Managing Director, Middle East, Africa & Turkey
Dream in the Desert
Right now it’s just endless sand, but under the right leadership and with a lot of work, the northwestern part of the Arabian Desert could become a gleaming city in less than a decade.
It’s the ambition of Mohammad bin Salman, Saudi Arabia’s crown prince, to build a $500 billion megacity on the Red Sea near Jordan and across the water from Egypt. The business- and industrial-focused metropolis, called Neom, would be 33 times the land area of New York City and more than twice the size of neighboring Qatar. “The intent is to create a Silicon Valley in the desert,” says Samir Khayzaran, Korn Ferry’s associate client partner for the Middle East.
In a year, with ambitious projects launched seemingly every other week, Neom may be the biggest undertaking of all. Plans call for repetitive and arduous tasks to be fully automated and handled by drones, driverless cars, and robotics. When the crown prince spoke about the project recently, he said, “This place is not for conventional people or conventional companies, this will be a place for the dreamers for the world.”
Taming the desert would be a herculean task for any country, but Neom is just one component of a much larger story in Saudi Arabia, says Jonathan Holmes, Korn Ferry’s managing director for the Middle East. “It’s indicative of the whole kingdom, driving an agenda for employment opportunities, innovation, and in some ways cultural transformation.” Indeed, the country is trying to increase the number of women in the workforce and train millions of other Saudis in 21st-century job skills. The kingdom also needs to attract talent from around the world while also having to overcome some stereotypes about life in the nation.
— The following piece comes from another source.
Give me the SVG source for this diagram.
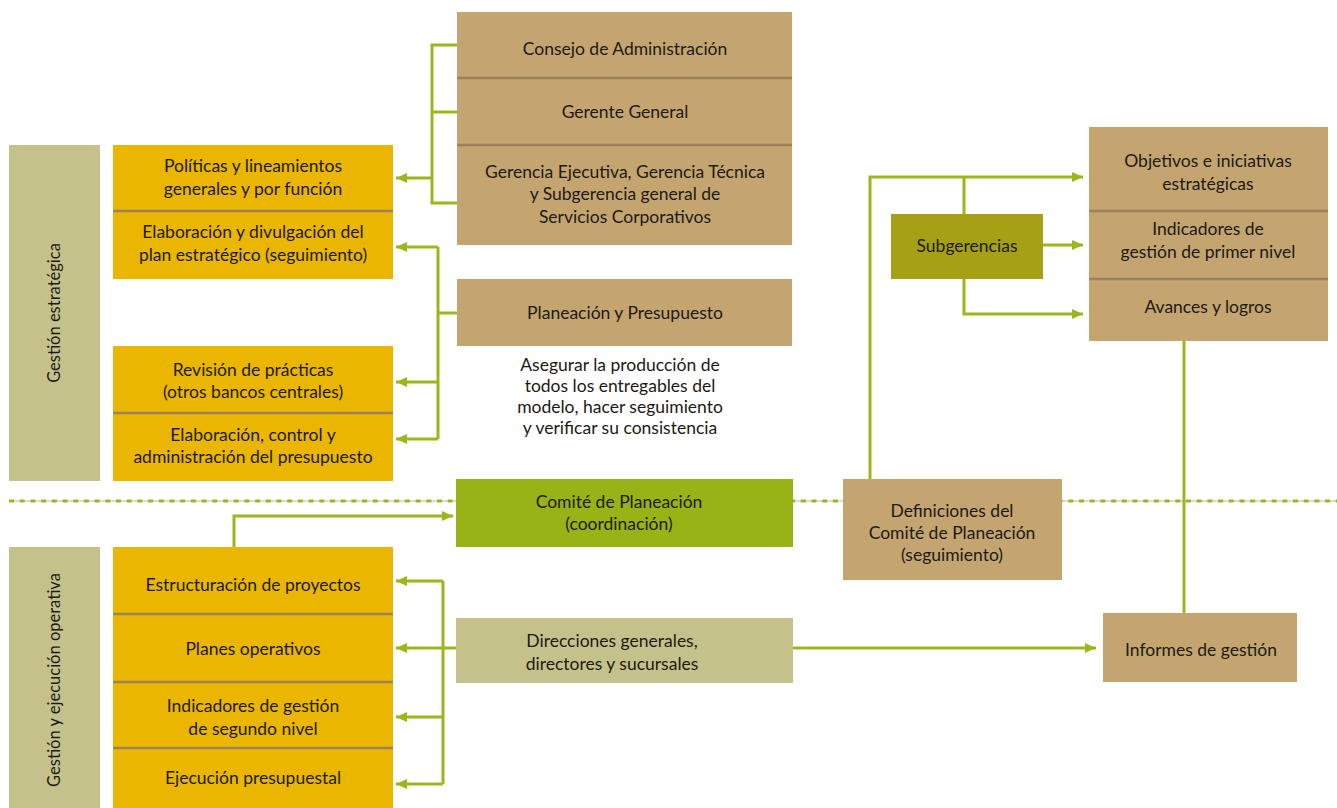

Holmes says that the kingdom has undergone more change in the last 18 months than it had in the last 40 years. Saudi Arabia expects to complete Neom’s first section by 2025. But whether Salman and the rest of Saudi Arabia’s leaders are successful in the other areas of transformation may go a long way toward determining whether Neom becomes a thriving city in the desert or an unattained dream.